Indeed social has evolved into the glue that binds to the customers not only keeping existing but also attracting new helping deliver commercial returns way beyond the investment.

So what are the some FS companies doing right in social that other less savvy FS and broader utility service companies can learn from that help them commercially.

 

  • Keeping existing customers:

Social means we all want and expect an answer straight away right ? Well it seems that not all banks are aware of this – a recent investigation by Econsultancy showed that the response rates across the top 16 banks in the Uk varied from an acceptable 3 minutes to an atrocious 1hr 02mins (Barclays hold your head in shame). When a service is so undifferentiated people expect speed and efficiency and it has fast become the norm that a speedy response is expected.

 

On the positive side the ability to generate an ongoing dialogue is fundamental to social and a skill that all FS and utility companies should embrace not only to build trust but also as a commercial selling opportunity. New deals, offers and services can all be presented in an open, relevant and targeted manner that is not random or pushy.

 

  • Reaching new customers:

The growth in social presents both a huge commercial opportunity and a bigger challenge for utility services. As people’s fascination in cat videos grows their interest in messages from seemingly uninteresting offerings decreases. Clearly fantastically creative approaches to communications go some way to helping balance this equation however the far more certain approach is to use the unique targeting capabilities social offers. A data driven approach to selling services in social gives companies the ability to segment audiences to allow for tight, more relevant messaging – the perfect antidote to combat cat video fascination!

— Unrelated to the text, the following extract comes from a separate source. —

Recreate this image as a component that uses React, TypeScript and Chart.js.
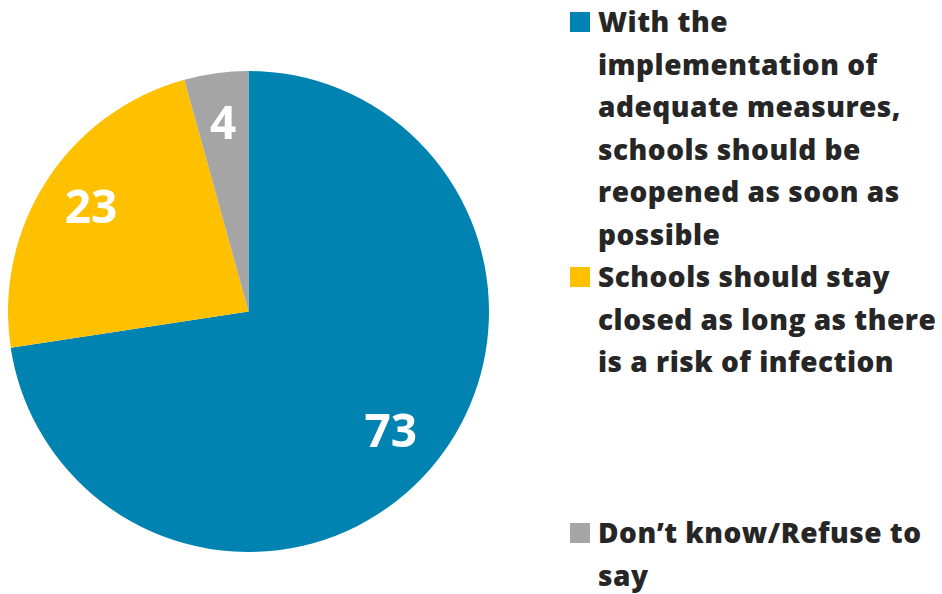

In addition the real time nature of social is another benefit that means companies can ensure that their message is delivered at the right time (renewal period or certain calendar based events) or indeed based on unforecast events (e.g. weather or news).

 

  • Development of new products:

In 2015 for the first time, the top four messaging apps combined surpassed the top four social networks in terms of users and usage, a fact that hasn’t gone unnoticed by a number of FS and utility companies. Not only do messaging apps offer the opportunity to communicate with customers quickly and at a low cost via message bots they also offer the foundation for new services and offerings. Tencent’s WeChat Pay is the perfect example – it now has over 250m users in China and is launching overseas sometime this year.

The advent of the Apple Watch and similar devices that unlock the ‘Internet of Things’ and provide additional new product opportunities from insure and drive to home security and travel solutions.

Lastly the opportunity to tap into crowdsourcing has been shown by the arrival of Barclaycard Ring Mastercard where the cardholders decide on the benefits and share in the success.

A recent study showed that the majority of ‘millenials’ thought banks offered an undifferentiated service, perhaps most worryingly 33% believed they didn’t need a bank at all but most interestingly 73% said they’d be more excited about a new financial services offering from Google, Amazon, Paypal or Square than their own banks. So the future looks complicated but I think if banks and utilities embrace social in the right way it can not only help retain but more importantly add genuine commercial value to the organisation.